begin

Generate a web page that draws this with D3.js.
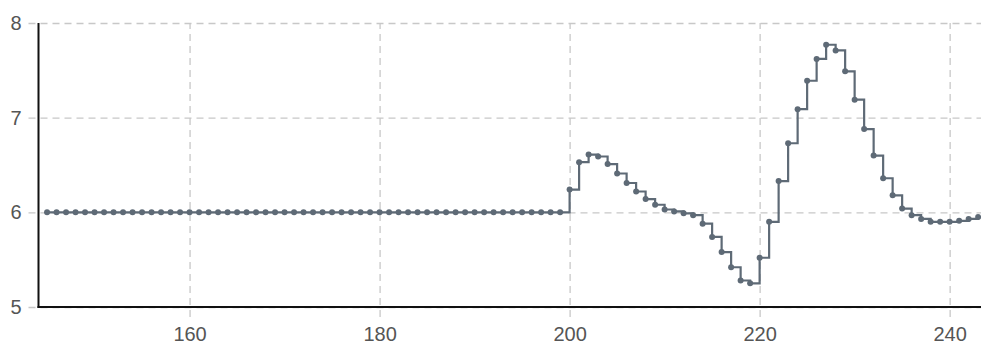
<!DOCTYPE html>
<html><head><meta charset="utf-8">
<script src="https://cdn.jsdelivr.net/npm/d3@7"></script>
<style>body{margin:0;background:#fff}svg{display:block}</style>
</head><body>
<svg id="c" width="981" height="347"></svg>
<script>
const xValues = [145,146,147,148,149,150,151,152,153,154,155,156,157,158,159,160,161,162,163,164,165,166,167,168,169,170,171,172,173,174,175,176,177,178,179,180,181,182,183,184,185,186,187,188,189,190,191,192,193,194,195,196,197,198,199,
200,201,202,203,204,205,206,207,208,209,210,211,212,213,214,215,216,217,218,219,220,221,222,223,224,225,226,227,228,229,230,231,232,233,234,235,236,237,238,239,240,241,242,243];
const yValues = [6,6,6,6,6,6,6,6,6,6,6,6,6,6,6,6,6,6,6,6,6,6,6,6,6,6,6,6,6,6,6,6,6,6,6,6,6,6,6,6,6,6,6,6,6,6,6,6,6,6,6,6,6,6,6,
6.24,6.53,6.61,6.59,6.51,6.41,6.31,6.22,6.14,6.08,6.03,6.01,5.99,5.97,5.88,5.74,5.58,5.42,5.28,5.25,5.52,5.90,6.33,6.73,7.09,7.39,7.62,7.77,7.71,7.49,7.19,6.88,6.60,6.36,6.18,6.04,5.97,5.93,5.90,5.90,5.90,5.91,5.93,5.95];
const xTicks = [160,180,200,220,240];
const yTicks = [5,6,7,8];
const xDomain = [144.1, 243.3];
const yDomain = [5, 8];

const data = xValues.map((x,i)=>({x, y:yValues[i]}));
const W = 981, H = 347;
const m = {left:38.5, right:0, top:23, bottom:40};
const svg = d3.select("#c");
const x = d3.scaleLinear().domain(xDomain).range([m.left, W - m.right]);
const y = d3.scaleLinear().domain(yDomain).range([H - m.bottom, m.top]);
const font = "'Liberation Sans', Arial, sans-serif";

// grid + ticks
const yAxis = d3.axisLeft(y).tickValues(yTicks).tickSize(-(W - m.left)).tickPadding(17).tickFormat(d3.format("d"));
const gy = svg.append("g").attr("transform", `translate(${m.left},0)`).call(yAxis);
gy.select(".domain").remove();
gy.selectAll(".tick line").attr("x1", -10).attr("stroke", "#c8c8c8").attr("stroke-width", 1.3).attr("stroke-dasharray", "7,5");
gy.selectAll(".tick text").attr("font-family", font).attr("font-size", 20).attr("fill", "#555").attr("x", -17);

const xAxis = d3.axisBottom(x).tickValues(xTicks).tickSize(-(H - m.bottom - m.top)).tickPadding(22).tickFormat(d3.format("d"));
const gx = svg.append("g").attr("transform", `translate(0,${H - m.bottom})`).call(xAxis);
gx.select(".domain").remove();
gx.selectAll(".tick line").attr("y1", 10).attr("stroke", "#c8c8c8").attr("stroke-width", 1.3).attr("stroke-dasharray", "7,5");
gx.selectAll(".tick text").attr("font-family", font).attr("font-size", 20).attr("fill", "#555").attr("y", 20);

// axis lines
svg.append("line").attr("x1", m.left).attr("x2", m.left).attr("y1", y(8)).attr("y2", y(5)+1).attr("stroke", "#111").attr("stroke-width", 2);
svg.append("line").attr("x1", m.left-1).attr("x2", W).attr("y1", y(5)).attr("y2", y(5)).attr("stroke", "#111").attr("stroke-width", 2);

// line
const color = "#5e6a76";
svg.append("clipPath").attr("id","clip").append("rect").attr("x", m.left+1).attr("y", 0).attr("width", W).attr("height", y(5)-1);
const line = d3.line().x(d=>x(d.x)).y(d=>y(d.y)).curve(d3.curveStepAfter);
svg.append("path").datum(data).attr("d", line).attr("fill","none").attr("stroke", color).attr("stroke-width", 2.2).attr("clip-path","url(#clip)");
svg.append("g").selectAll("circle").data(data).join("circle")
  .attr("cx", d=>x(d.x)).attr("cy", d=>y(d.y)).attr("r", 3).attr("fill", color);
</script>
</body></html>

end

* WORK TO DO
From the data above, write out everything exactly except the pictures.

* FINISHED EXERCISE
Generate a web page that draws this with D3.js.
<!DOCTYPE html>
<html><head><meta charset="utf-8">
<script src="https://cdn.jsdelivr.net/npm/d3@7"></script>
<style>body{margin:0;background:#fff}svg{display:block}</style>
</head><body>
<svg id="c" width="981" height="347"></svg>
<script>
const xValues = [145,146,147,148,149,150,151,152,153,154,155,156,157,158,159,160,161,162,163,164,165,166,167,168,169,170,171,172,173,174,175,176,177,178,179,180,181,182,183,184,185,186,187,188,189,190,191,192,193,194,195,196,197,198,199,
200,201,202,203,204,205,206,207,208,209,210,211,212,213,214,215,216,217,218,219,220,221,222,223,224,225,226,227,228,229,230,231,232,233,234,235,236,237,238,239,240,241,242,243];
const yValues = [6,6,6,6,6,6,6,6,6,6,6,6,6,6,6,6,6,6,6,6,6,6,6,6,6,6,6,6,6,6,6,6,6,6,6,6,6,6,6,6,6,6,6,6,6,6,6,6,6,6,6,6,6,6,6,
6.24,6.53,6.61,6.59,6.51,6.41,6.31,6.22,6.14,6.08,6.03,6.01,5.99,5.97,5.88,5.74,5.58,5.42,5.28,5.25,5.52,5.90,6.33,6.73,7.09,7.39,7.62,7.77,7.71,7.49,7.19,6.88,6.60,6.36,6.18,6.04,5.97,5.93,5.90,5.90,5.90,5.91,5.93,5.95];
const xTicks = [160,180,200,220,240];
const yTicks = [5,6,7,8];
const xDomain = [144.1, 243.3];
const yDomain = [5, 8];

const data = xValues.map((x,i)=>({x, y:yValues[i]}));
const W = 981, H = 347;
const m = {left:38.5, right:0, top:23, bottom:40};
const svg = d3.select("#c");
const x = d3.scaleLinear().domain(xDomain).range([m.left, W - m.right]);
const y = d3.scaleLinear().domain(yDomain).range([H - m.bottom, m.top]);
const font = "'Liberation Sans', Arial, sans-serif";

// grid + ticks
const yAxis = d3.axisLeft(y).tickValues(yTicks).tickSize(-(W - m.left)).tickPadding(17).tickFormat(d3.format("d"));
const gy = svg.append("g").attr("transform", `translate(${m.left},0)`).call(yAxis);
gy.select(".domain").remove();
gy.selectAll(".tick line").attr("x1", -10).attr("stroke", "#c8c8c8").attr("stroke-width", 1.3).attr("stroke-dasharray", "7,5");
gy.selectAll(".tick text").attr("font-family", font).attr("font-size", 20).attr("fill", "#555").attr("x", -17);

const xAxis = d3.axisBottom(x).tickValues(xTicks).tickSize(-(H - m.bottom - m.top)).tickPadding(22).tickFormat(d3.format("d"));
const gx = svg.append("g").attr("transform", `translate(0,${H - m.bottom})`).call(xAxis);
gx.select(".domain").remove();
gx.selectAll(".tick line").attr("y1", 10).attr("stroke", "#c8c8c8").attr("stroke-width", 1.3).attr("stroke-dasharray", "7,5");
gx.selectAll(".tick text").attr("font-family", font).attr("font-size", 20).attr("fill", "#555").attr("y", 20);

// axis lines
svg.append("line").attr("x1", m.left).attr("x2", m.left).attr("y1", y(8)).attr("y2", y(5)+1).attr("stroke", "#111").attr("stroke-width", 2);
svg.append("line").attr("x1", m.left-1).attr("x2", W).attr("y1", y(5)).attr("y2", y(5)).attr("stroke", "#111").attr("stroke-width", 2);

// line
const color = "#5e6a76";
svg.append("clipPath").attr("id","clip").append("rect").attr("x", m.left+1).attr("y", 0).attr("width", W).attr("height", y(5)-1);
const line = d3.line().x(d=>x(d.x)).y(d=>y(d.y)).curve(d3.curveStepAfter);
svg.append("path").datum(data).attr("d", line).attr("fill","none").attr("stroke", color).attr("stroke-width", 2.2).attr("clip-path","url(#clip)");
svg.append("g").selectAll("circle").data(data).join("circle")
  .attr("cx", d=>x(d.x)).attr("cy", d=>y(d.y)).attr("r", 3).attr("fill", color);
</script>
</body></html>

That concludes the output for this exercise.